Photographer Roy Stuart is the prince of Parisian up-the-skirt erotica.
May 3, 2001 | Oh, the luscious girls whom Roy Stuart photographs in Paris! He shoots them sprawling on Metro stairways, long legs spread wide beneath tight skirts. Teenage nymphs sip seltzer through straws, dresses bunched around their hips. Chicks likely named Brigitte or Fifi gaze at the Eiffel Tower as a breeze off the Seine lifts the hems of their frocks.
Stuart reveals female citizens of Paris wearing spotless, tight white underpants that wedge inside their derrières. Ah, say it again -- "derrière." What a wonderfully poetic word for rump. And because Stuart's French girls are all human, you see them crouch in the alley and use one finger to hook open the crotch of their white panties and urinate. They pee on concrete, on bricks, on grass. If you were to go with Stuart to the train station, say Gare du Nord, he'd show you dozens of traveling girls -- maybe Italians or Germans -- crouching by the lockers changing their dirty panties.
Stuart's third book of photographs, aptly named "Roy Stuart Volume III," is full of these French-style "up-the-skirt" pictures, just as "Roy Stuart Volume I" and "Roy Stuart Volume II" were. Roy Stuart is to up-the-skirts what Ansel Adams was to California mountains and Diane Arbus was to freaks.

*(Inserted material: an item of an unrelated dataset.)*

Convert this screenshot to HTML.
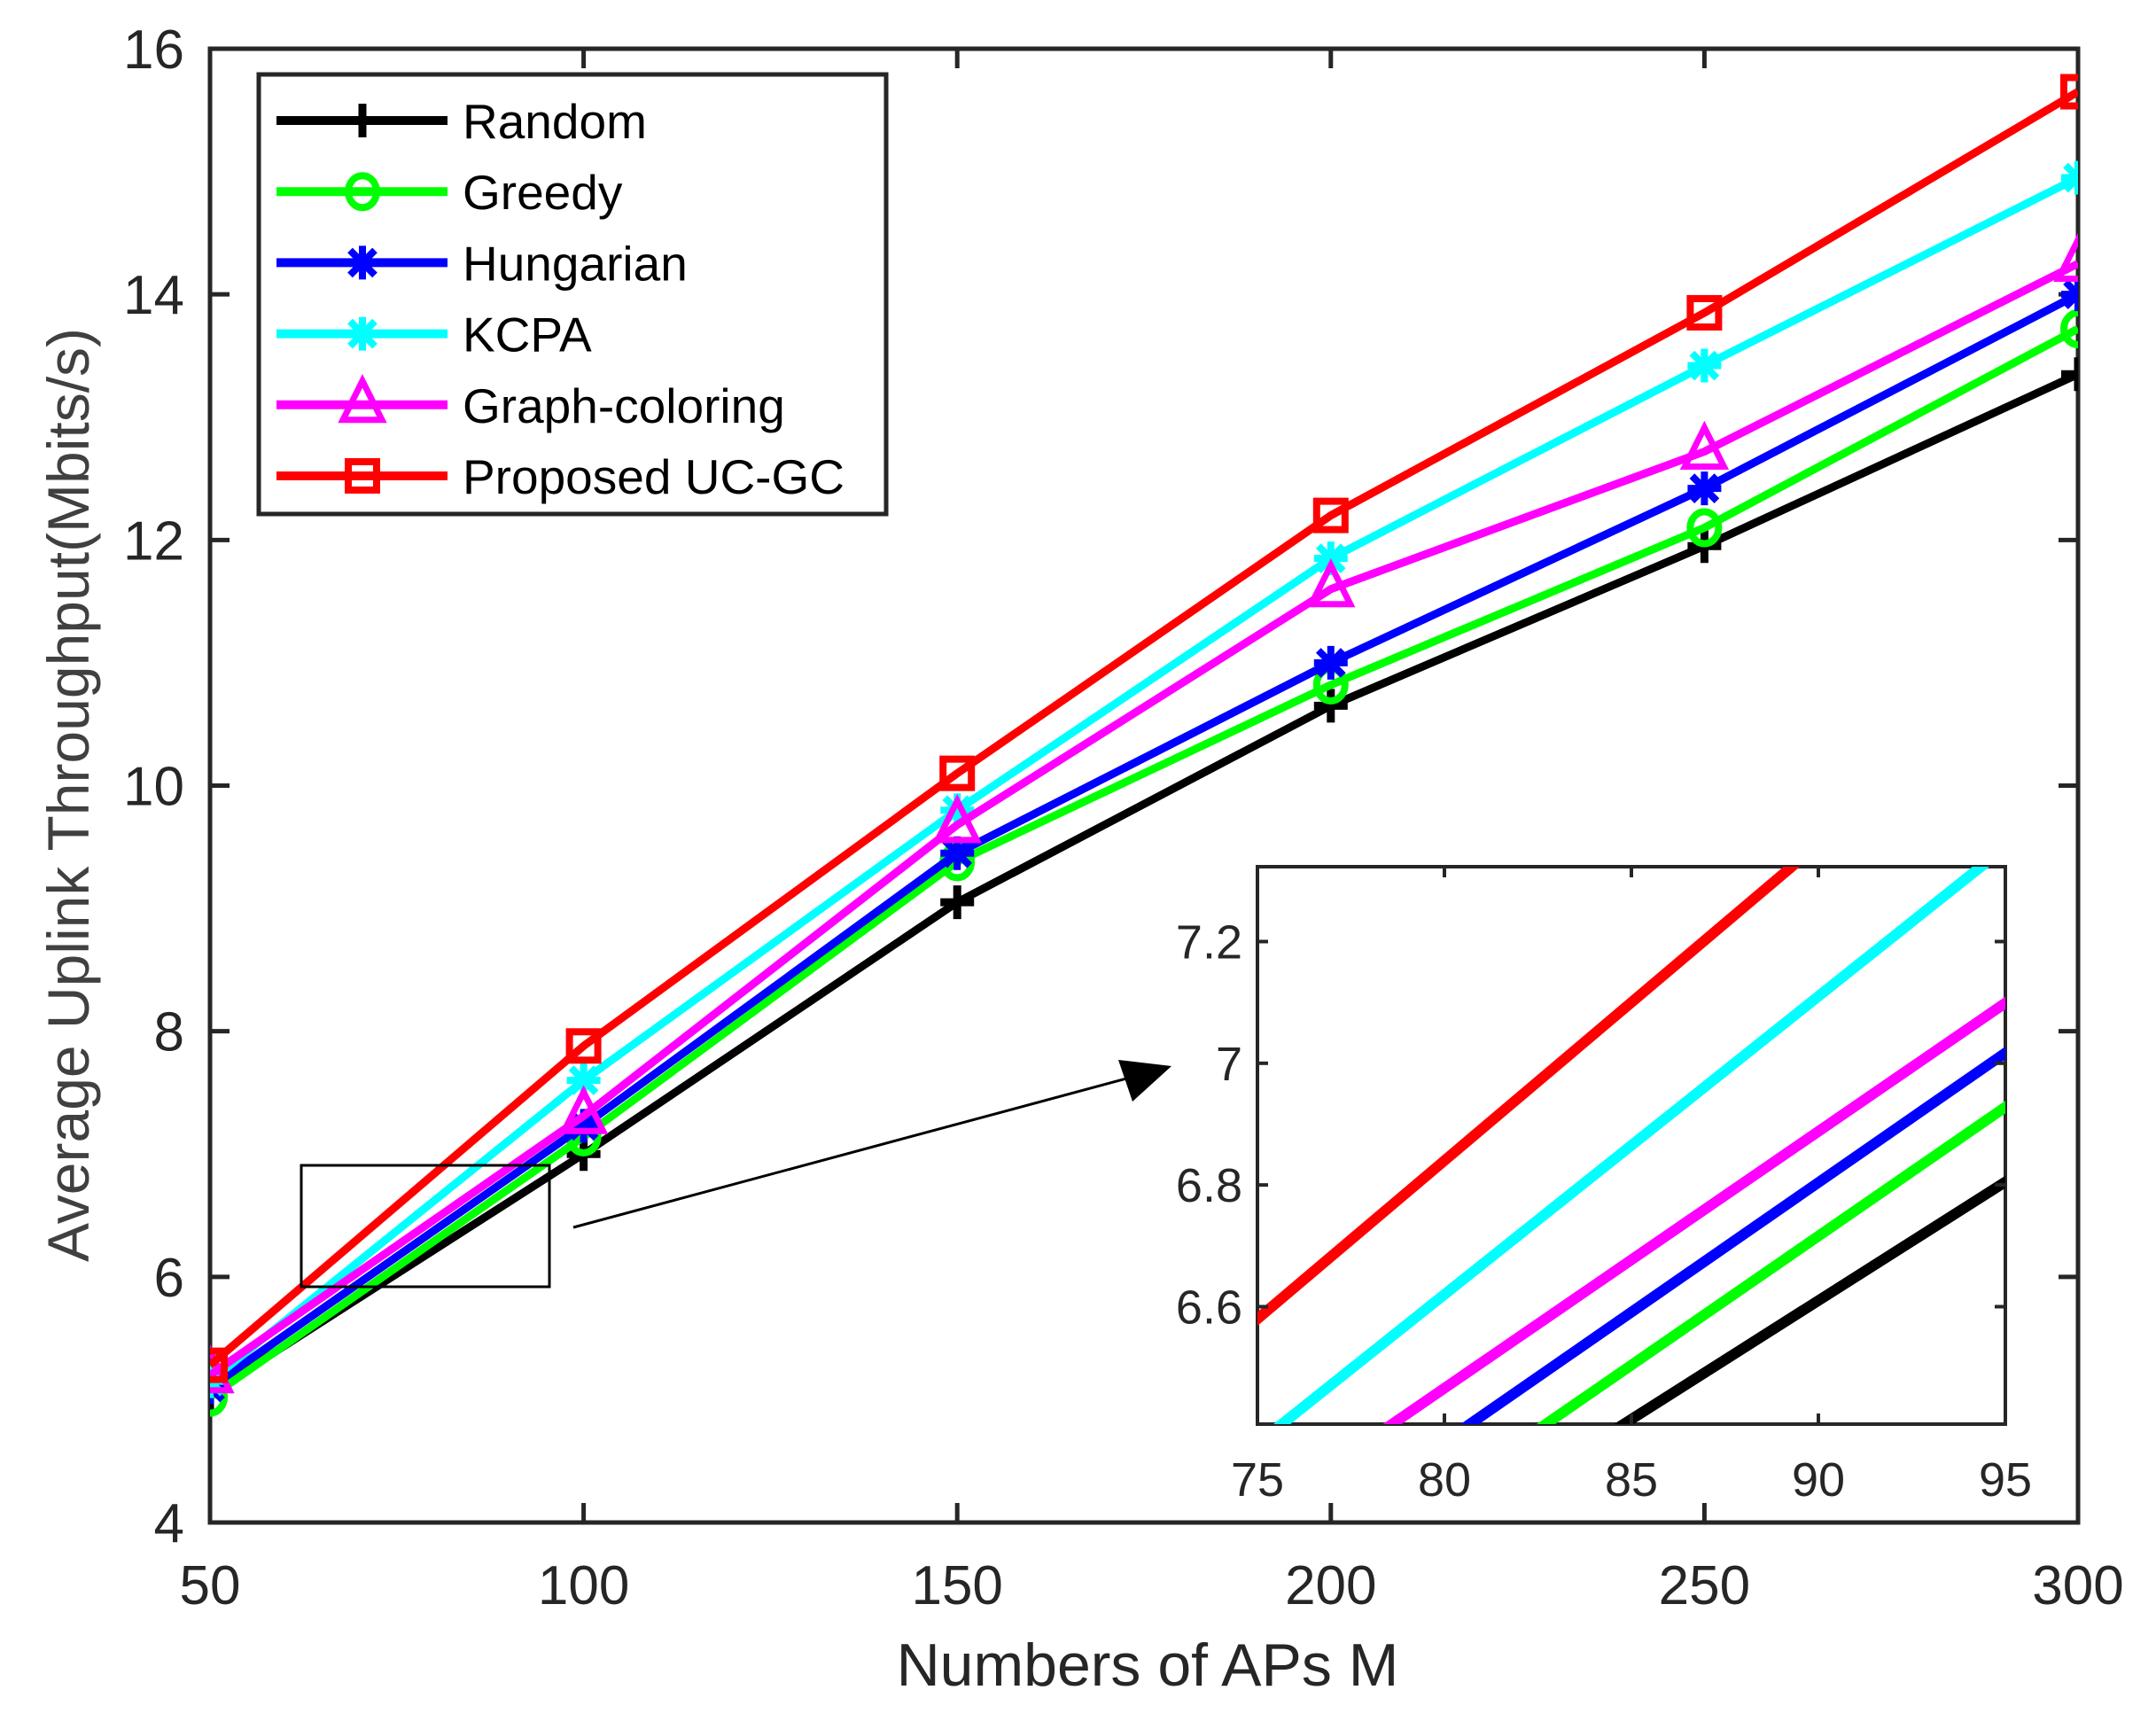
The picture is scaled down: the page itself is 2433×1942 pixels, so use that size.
<!DOCTYPE html>
<html><head><meta charset="utf-8"><style>
html,body{margin:0;padding:0;background:#fff;width:2433px;height:1942px;overflow:hidden;}
svg{display:block;font-family:"Liberation Sans",sans-serif;}
</style></head><body>
<svg id="chart" width="2433" height="1942" viewBox="0 0 2433 1942" xmlns="http://www.w3.org/2000/svg">
<defs>
<clipPath id="mainclip"><rect x="237" y="55" width="2108" height="1663"/></clipPath>
<clipPath id="insetclip"><rect x="1419" y="978" width="844" height="629"/></clipPath>
</defs>
<rect x="0" y="0" width="2433" height="1942" fill="#fff"/>
<g id="main"></g>
<g id="inset"></g>
<g id="legend"></g>
</svg>
<script>
const xValues = [50, 100, 150, 200, 250, 300];
const seriesNames = ["Random","Greedy","Hungarian","KCPA","Graph-coloring","Proposed UC-GC"];
const randomVals = [5.05, 7.0, 9.05, 10.65, 11.95, 13.35];
const greedyVals = [5.02, 7.14, 9.38, 10.82, 12.1, 13.72];
const hungarianVals = [5.1, 7.23, 9.45, 11.0, 12.42, 14.0];
const kcpaVals = [5.15, 7.6, 9.8, 11.85, 13.42, 14.95];
const graphVals = [5.2, 7.31, 9.68, 11.6, 12.72, 14.25];
const proposedVals = [5.28, 7.88, 10.1, 12.2, 13.85, 15.65];
const xTicks = [50, 100, 150, 200, 250, 300];
const yTicks = [4, 6, 8, 10, 12, 14, 16];
const insetXTicks = [75, 80, 85, 90, 95];
const insetYTicks = [6.6, 6.8, 7, 7.2];

const NS = "http://www.w3.org/2000/svg";
const allSeries = [randomVals, greedyVals, hungarianVals, kcpaVals, graphVals, proposedVals];
const colors = ["#000000","#00ff00","#0000ff","#00ffff","#ff00ff","#ff0000"];
const markers = ["plus","circle","star","star","triangle","square"];
const L=237,R=2345,T=55,B=1718;
const sx = v => L + (v-50)/250*(R-L);
const sy = v => B - (v-4)/12*(B-T);
const IL=1419,IR=2263,IT=978,IB=1607, IY0=6.407, IY1=7.323;
const ix = v => IL + (v-75)/20*(IR-IL);
const iy = v => IB - (v-IY0)/(IY1-IY0)*(IB-IT);

function mk(tag, attrs, parent){const e=document.createElementNS(NS,tag);for(const k in attrs)e.setAttribute(k,attrs[k]);parent.appendChild(e);return e;}
const main=document.getElementById('main'), inset=document.getElementById('inset'), legend=document.getElementById('legend');

function marker(type, x, y, c, parent){
  const g=mk('g',{},parent);
  
  
  const s=19, sw=7;
  if(type==='plus'){mk('path',{d:`M${x-s} ${y}H${x+s}M${x} ${y-s}V${y+s}`,stroke:c,'stroke-width':9,fill:'none'},g);}
  else if(type==='circle'){mk('ellipse',{cx:x,cy:y,rx:16,ry:18,stroke:c,'stroke-width':sw+1,fill:'none'},g);}
  else if(type==='star'){mk('path',{d:`M${x-s} ${y}H${x+s}M${x} ${y-s}V${y+s}M${x-14} ${y-14}L${x+14} ${y+14}M${x-14} ${y+14}L${x+14} ${y-14}`,stroke:c,'stroke-width':8,fill:'none'},g);}
  else if(type==='triangle'){mk('path',{d:`M${x} ${y-27}L${x+22} ${y+17}L${x-22} ${y+17}Z`,stroke:c,'stroke-width':sw,fill:'none'},g);}
  else if(type==='square'){mk('rect',{x:x-16,y:y-16,width:32,height:32,stroke:c,'stroke-width':sw+1,fill:'none'},g);}
}

const axes=mk('rect',{x:L,y:T,width:R-L,height:B-T,fill:'none',stroke:'#262626','stroke-width':5},main);


xTicks.forEach(t=>{
  const x=sx(t);
  mk('line',{x1:x,y1:B,x2:x,y2:B-22,stroke:'#262626','stroke-width':5},main);
  mk('line',{x1:x,y1:T,x2:x,y2:T+22,stroke:'#262626','stroke-width':5},main);
  const tx=mk('text',{x:x,y:1810,'text-anchor':'middle','font-size':62,fill:'#262626'},main);
  tx.textContent=t;
  
  
});
yTicks.forEach(t=>{
  const y=sy(t);
  mk('line',{x1:L,y1:y,x2:L+22,y2:y,stroke:'#262626','stroke-width':5},main);
  mk('line',{x1:R,y1:y,x2:R-22,y2:y,stroke:'#262626','stroke-width':5},main);
  const tx=mk('text',{x:208,y:y+22,'text-anchor':'end','font-size':62,fill:'#262626'},main);
  tx.textContent=t;
  
  
});
const xl=mk('text',{x:1295,y:1902,'text-anchor':'middle','font-size':68,fill:'#262626'},main);
xl.textContent='Numbers of APs M';


const yl=mk('text',{x:0,y:0,'text-anchor':'middle','font-size':66,fill:'#404040',transform:'translate(100,897) rotate(-90)'},main);
yl.textContent='Average Uplink Throughput(Mbits/s)';



const gl=mk('g',{'clip-path':'url(#mainclip)'},main);
allSeries.forEach((vals,i)=>{
  const d=vals.map((v,j)=>(j?'L':'M')+sx(xValues[j])+' '+sy(v)).join('');
  const p=mk('path',{d:d,stroke:colors[i],'stroke-width':9,fill:'none','stroke-linejoin':'round'},gl);
  
  
  vals.forEach((v,j)=>marker(markers[i],sx(xValues[j]),sy(v),colors[i],gl));
});

const zr=mk('rect',{x:340,y:1315,width:280,height:137,fill:'none',stroke:'#000','stroke-width':3},main);


const ar=mk('line',{x1:647,y1:1385,x2:1290,y2:1212,stroke:'#000','stroke-width':3},main);


const ah=mk('path',{d:'M1322 1203L1262 1196L1278 1243Z',fill:'#000'},main);



const ib=mk('rect',{x:IL,y:IT,width:IR-IL,height:IB-IT,fill:'#fff',stroke:'#262626','stroke-width':4},inset);


const gi=mk('g',{'clip-path':'url(#insetclip)'},inset);
allSeries.forEach((vals,i)=>{
  const d=vals.map((v,j)=>(j?'L':'M')+ix(xValues[j])+' '+iy(v)).join('');
  const p=mk('path',{d:d,stroke:colors[i],'stroke-width':12,fill:'none'},gi);
  
  
});
insetXTicks.forEach(t=>{
  const x=ix(t);
  mk('line',{x1:x,y1:IB,x2:x,y2:IB-12,stroke:'#262626','stroke-width':4},inset);
  mk('line',{x1:x,y1:IT,x2:x,y2:IT+12,stroke:'#262626','stroke-width':4},inset);
  const tx=mk('text',{x:x,y:1688,'text-anchor':'middle','font-size':54,fill:'#262626'},inset);
  tx.textContent=t;
  
  
});
insetYTicks.forEach(t=>{
  const y=iy(t);
  mk('line',{x1:IL,y1:y,x2:IL+12,y2:y,stroke:'#262626','stroke-width':4},inset);
  mk('line',{x1:IR,y1:y,x2:IR-12,y2:y,stroke:'#262626','stroke-width':4},inset);
  const tx=mk('text',{x:1402,y:y+19,'text-anchor':'end','font-size':54,fill:'#262626'},inset);
  tx.textContent=t;
  
  
});

const lb=mk('rect',{x:292,y:84,width:708,height:496,fill:'#fff',stroke:'#262626','stroke-width':5},legend);


seriesNames.forEach((n,i)=>{
  const y=136+i*80.2;
  const g=mk('g',{},legend);
  
  
  mk('line',{x1:312,y1:y,x2:505,y2:y,stroke:colors[i],'stroke-width':10},g);
  marker(markers[i],409,y,colors[i],g);
  const tx=mk('text',{x:522,y:y+20,'font-size':55,fill:'#000'},g);
  tx.textContent=n;
});
</script>
</body></html>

"Each up-the-skirt picture is made to look somewhat staged," the photographer insists over the phone from Paris. "I don't want them to look like they're an accident. They wouldn't look as good. I think it's more exciting knowing that they're staged than if you're 'stealing.' Those are less interesting. The girl is not participating; it's almost like she's dead. In my up-the-skirt you know the girl is collaborating in your fantasy. It's sexy because she's aware of it, and it's more sexy because she's pretending that she isn't."
His words make sense spoken on the phone from Paris. In print they make you want to go, "Huh?" Maybe he is just being too French, even though this half-American, half-English photographer was born on the Upper West Side of New York. He started his professional life as an actor, but his only role of interest was a bit part in "The Godfather Part II," playing an American soldier back from World War II.
He went to London to, as he puts it, "escape" New York. He started taking fashion photographs and erotic shots as well. Then he moved to the City of Light, and it freed his photographic libido. "The billboards here are sexier," he says. "There's more of an openness -- a reality -- about what life's about."
I ask if he's going to be buried in France. "Buried?" he repeats. Have your tomb next to Baudelaire's? Live your whole life in France? "Could be," he answers. "Could be my base. It's hard to tell what's going to happen. I like other parts of Europe as well. Italy I like a lot. Spain. Italy. Yes."
There's a certain generosity in Stuart's up-the-skirts. The wind blows mademoiselle's dress over her face, but she doesn't look foolish or embarrassed. She tinkles in the alley as unselfconsciously as a poodle. Although Stuart is not French, I note that he has absorbed the French vision of women.
"What do you mean?" he asks.
"The French appreciate women more than Americans do," I tell him.
"That's a big generality," Stuart says. He pauses, then says, "I think in Europe that could be the case. In America it's more consumerist, money-oriented -- success going on. Other things are going on. Americans are going further away from nature with computers, further from the body, escaping more and more from the body. Your original statement could be valid."
Stuart's new book, like his first two, also contains photos of women over age 40, even over 50. The breeze isn't blowing their dresses open because they wear nothing. No doubt these women look the way your aunt or grandmother would look if you saw them naked. They have plump wrestler thighs, sagging breasts, maybe a potbelly, maybe scars. These women do not seem particularly French, because age is an international phenomenon.